Dataset excerpt —
■ ■ ■ ■ ■ ■ ■

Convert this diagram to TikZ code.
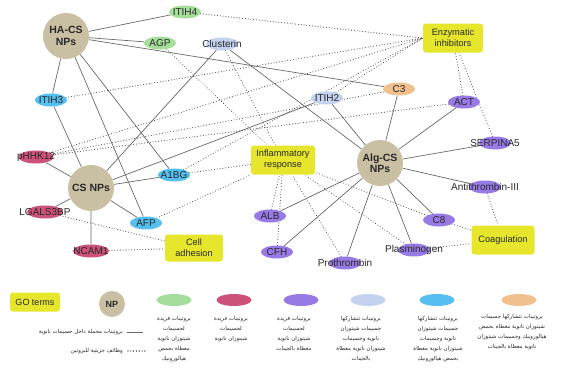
\documentclass[tikz,border=0pt]{standalone}
\usepackage{fontspec}
\setmainfont{Liberation Sans}
\newfontfamily\arabicfont[Script=Arabic]{DejaVu Sans}
\TeXXeTstate=1
\usetikzlibrary{shapes.geometric}
\definecolor{npc}{RGB}{201,192,163}
\definecolor{goc}{RGB}{230,230,45}
\definecolor{cgreen}{RGB}{165,222,155}
\definecolor{cred}{RGB}{205,82,122}
\definecolor{cpurple}{RGB}{152,122,230}
\definecolor{clav}{RGB}{196,210,240}
\definecolor{ccyan}{RGB}{85,192,240}
\definecolor{corange}{RGB}{240,192,142}
\definecolor{edgec}{RGB}{105,105,105}
\definecolor{dotc}{RGB}{80,80,80}
\definecolor{txtc}{RGB}{40,40,40}
\newcommand{\artxt}[1]{{\arabicfont\beginR #1\endR}}
\pgfdeclarelayer{bg}
\pgfdeclarelayer{canvas}
\pgfsetlayers{canvas,bg,main}
\begin{document}
\begin{tikzpicture}[x=1pt,y=-1pt,
  np/.style={circle,fill=npc,minimum size=46pt,inner sep=0pt,align=center,
    font=\bfseries\fontsize{10.5}{11.5}\selectfont,text=txtc},
  gobox/.style={fill=goc,rounded corners=3pt,minimum height=29pt,align=center,
    inner sep=1pt,font=\fontsize{9.2}{11}\selectfont,text=txtc},
  prot/.style={ellipse,fill=#1,minimum width=32pt,minimum height=13pt,inner sep=0pt},
  every label/.style={font=\fontsize{10}{11}\selectfont,text=txtc,inner sep=0pt},
  link/.style={draw=edgec,line width=0.7pt},
  func/.style={draw=dotc,line width=1.1pt,dash pattern=on 0.01pt off 2.8pt,line cap=round},
  leg/.style={ellipse,fill=#1,minimum width=35pt,minimum height=12pt,inner sep=0pt},
  legtxt/.style={align=center,inner sep=0pt,font=\fontsize{5.5}{10}\selectfont,text=txtc,anchor=north}
]
\begin{pgfonlayer}{canvas}
\fill[white] (0,0) rectangle (563,372);
\end{pgfonlayer}
\useasboundingbox (0,0) rectangle (563,372);

% nanoparticles
\node[np] (ha) at (66,36) {HA-CS\\NPs};
\node[np] (cs) at (91,188) {CS NPs};
\node[np] (alg) at (380,163) {Alg-CS\\NPs};

% GO terms
\node[gobox,minimum width=60pt] (enz) at (453,38) {Enzymatic\\inhibitors};
\node[gobox,minimum width=64pt] (inf) at (283,160) {Inflammatory\\response};
\node[gobox,minimum width=58pt,minimum height=27pt] (cell) at (194,248) {Cell\\adhesion};
\node[gobox,minimum width=63pt] (coag) at (503,240) {Coagulation};

% proteins
\node[prot=cgreen,label=center:ITIH4] (itih4) at (185,12) {};
\node[prot=cgreen,label=center:AGP] (agp) at (160,43) {};
\node[prot=clav,label=center:Clusterin] (clus) at (222,44) {};
\node[prot=ccyan,label=center:ITIH3] (itih3) at (51,100) {};
\node[prot=corange,label=center:C3] (c3) at (399,89) {};
\node[prot=clav,label=center:ITIH2] (itih2) at (327,98) {};
\node[prot=cpurple,label=center:ACT] (act) at (464,102) {};
\node[prot=cpurple,label=center:SERPINA5] (serp) at (495,143) {};
\node[prot=cpurple,label=center:Antithrombin-III] (anti) at (485,187) {};
\node[prot=cpurple,label=center:C8] (c8) at (439,220) {};
\node[prot=cpurple,label=center:Plasminogen] (plas) at (414,250) {};
\node[prot=cpurple,label=center:Prothrombin] (proth) at (345,263) {};
\node[prot=cpurple,label=center:CFH] (cfh) at (277,252) {};
\node[prot=cpurple,label=center:ALB] (alb) at (270,216) {};
\node[prot=cred,minimum width=35pt,label=center:pHHK12] (phhk) at (36,157) {};
\node[prot=ccyan,label=center:A1BG] (a1bg) at (174,175) {};
\node[prot=cred,minimum width=36pt,label=center:LGALS3BP] (lgal) at (45,212) {};
\node[prot=ccyan,label=center:AFP] (afp) at (146,223) {};
\node[prot=cred,minimum width=36pt,label=center:NCAM1] (ncam) at (91,251) {};

\begin{pgfonlayer}{bg}
% loaded proteins (solid)
\path[link] (ha) -- (itih4) (ha) -- (agp) (ha) -- (c3) (ha) -- (itih3)
  (ha) -- (a1bg) (ha) -- (afp);
\path[link] (cs) -- (itih3) (cs) -- (clus) (cs) -- (itih2) (cs) -- (phhk)
  (cs) -- (a1bg) (cs) -- (afp) (cs) -- (lgal) (cs) -- (ncam);
\path[link] (alg) -- (clus) (alg) -- (itih2) (alg) -- (c3) (alg) -- (act)
  (alg) -- (serp) (alg) -- (anti) (alg) -- (c8) (alg) -- (plas)
  (alg) -- (proth) (alg) -- (cfh) (alg) -- (alb);
% molecular functions (dotted)
\path[func] (itih4) -- (enz.west) (itih3) -- (enz.west) (phhk) -- (enz.west)
  (itih2) -- (enz.west) (a1bg) -- (enz.west) (act) -- (enz) (serp) -- (enz);
\path[func] (phhk) -- (c3) (phhk) -- (act);
\path[func] (agp) -- (inf) (clus) -- (inf)
  (a1bg) -- (inf) (afp) -- (inf) (alb) -- (inf) (cfh) -- (inf)
  (proth) -- (inf) (plas) -- (inf) (c8) -- (inf);
\path[func] (lgal) -- (cell) (ncam) -- (cell);
\path[func] (c8) -- (coag) (plas) -- (coag) (anti) -- (coag);
\end{pgfonlayer}

% legend
\node[gobox,minimum width=50pt,minimum height=19pt,font=\fontsize{9}{10}\selectfont] (lgo) at (35,302) {GO terms};
\node[np,minimum size=26pt,font=\bfseries\fontsize{9}{10}\selectfont] (lnp) at (112,304) {NP};
\node[leg=cgreen] (lg1) at (174,300) {};
\node[leg=cred] (lg2) at (234,300) {};
\node[leg=cpurple] (lg3) at (301,300) {};
\node[leg=clav] (lg4) at (368,300) {};
\node[leg=ccyan] (lg5) at (437,300) {};
\node[leg=corange] (lg6) at (519,300) {};

\node[legtxt] (t1) at (174,316) {\artxt{بروتينات فريدة}\\\artxt{لجسيمات}\\\artxt{شيتوزان نانوية}\\\artxt{مغطاة بحمض}\\\artxt{هيالورونيك}};
\node[legtxt] (t2) at (231,316) {\artxt{بروتينات فريدة}\\\artxt{لجسيمات}\\\artxt{شيتوزان نانوية}};
\node[legtxt] (t3) at (294,316) {\artxt{بروتينات فريدة}\\\artxt{لجسيمات}\\\artxt{شيتوزان نانوية}\\\artxt{مغطاة بالجينات}};
\node[legtxt] (t4) at (361,316) {\artxt{بروتينات تتشاركها}\\\artxt{جسيمات شيتوزان}\\\artxt{نانوية وجسيمات}\\\artxt{شيتوزان نانوية مغطاة}\\\artxt{بالجينات}};
\node[legtxt] (t5) at (438,316) {\artxt{بروتينات تتشاركها}\\\artxt{جسيمات شيتوزان}\\\artxt{نانوية وجسيمات}\\\artxt{شيتوزان نانوية مغطاة}\\\artxt{بحمض هيالورونيك}};
\node[legtxt] (t6) at (512,314) {\artxt{بروتينات تتشاركها جسيمات}\\\artxt{شيتوزان نانوية مغطاة بحمض}\\\artxt{هيالورونيك وجسيمات شيتوزان}\\\artxt{نانوية مغطاة بالجينات}};

\coordinate (s1a) at (127,332);
\coordinate (s1b) at (143,332);
\coordinate (s2a) at (128,351);
\coordinate (s2b) at (145,351);
\path[link] (s1a) -- (s1b);
\path[func] (s2a) -- (s2b);
\node[anchor=east,inner sep=0pt,font=\fontsize{5.5}{7}\selectfont,text=txtc] (l1) at (123,332) {\artxt{بروتينات محملة داخل جسيمات نانوية}};
\node[anchor=east,inner sep=0pt,font=\fontsize{5.5}{7}\selectfont,text=txtc] (l2) at (123,351) {\artxt{وظائف جزيئية للبروتين}};
\end{tikzpicture}
\end{document}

■ ■ ■ ■ ■ ■ ■

Required work — Write out exactly the lines between the start of the data and the line with "(alg) at (380,163)", including both, but none of the pictures.

Output of the task —
Convert this diagram to TikZ code.
\documentclass[tikz,border=0pt]{standalone}
\usepackage{fontspec}
\setmainfont{Liberation Sans}
\newfontfamily\arabicfont[Script=Arabic]{DejaVu Sans}
\TeXXeTstate=1
\usetikzlibrary{shapes.geometric}
\definecolor{npc}{RGB}{201,192,163}
\definecolor{goc}{RGB}{230,230,45}
\definecolor{cgreen}{RGB}{165,222,155}
\definecolor{cred}{RGB}{205,82,122}
\definecolor{cpurple}{RGB}{152,122,230}
\definecolor{clav}{RGB}{196,210,240}
\definecolor{ccyan}{RGB}{85,192,240}
\definecolor{corange}{RGB}{240,192,142}
\definecolor{edgec}{RGB}{105,105,105}
\definecolor{dotc}{RGB}{80,80,80}
\definecolor{txtc}{RGB}{40,40,40}
\newcommand{\artxt}[1]{{\arabicfont\beginR #1\endR}}
\pgfdeclarelayer{bg}
\pgfdeclarelayer{canvas}
\pgfsetlayers{canvas,bg,main}
\begin{document}
\begin{tikzpicture}[x=1pt,y=-1pt,
  np/.style={circle,fill=npc,minimum size=46pt,inner sep=0pt,align=center,
    font=\bfseries\fontsize{10.5}{11.5}\selectfont,text=txtc},
  gobox/.style={fill=goc,rounded corners=3pt,minimum height=29pt,align=center,
    inner sep=1pt,font=\fontsize{9.2}{11}\selectfont,text=txtc},
  prot/.style={ellipse,fill=#1,minimum width=32pt,minimum height=13pt,inner sep=0pt},
  every label/.style={font=\fontsize{10}{11}\selectfont,text=txtc,inner sep=0pt},
  link/.style={draw=edgec,line width=0.7pt},
  func/.style={draw=dotc,line width=1.1pt,dash pattern=on 0.01pt off 2.8pt,line cap=round},
  leg/.style={ellipse,fill=#1,minimum width=35pt,minimum height=12pt,inner sep=0pt},
  legtxt/.style={align=center,inner sep=0pt,font=\fontsize{5.5}{10}\selectfont,text=txtc,anchor=north}
]
\begin{pgfonlayer}{canvas}
\fill[white] (0,0) rectangle (563,372);
\end{pgfonlayer}
\useasboundingbox (0,0) rectangle (563,372);

% nanoparticles
\node[np] (ha) at (66,36) {HA-CS\\NPs};
\node[np] (cs) at (91,188) {CS NPs};
\node[np] (alg) at (380,163) {Alg-CS\\NPs};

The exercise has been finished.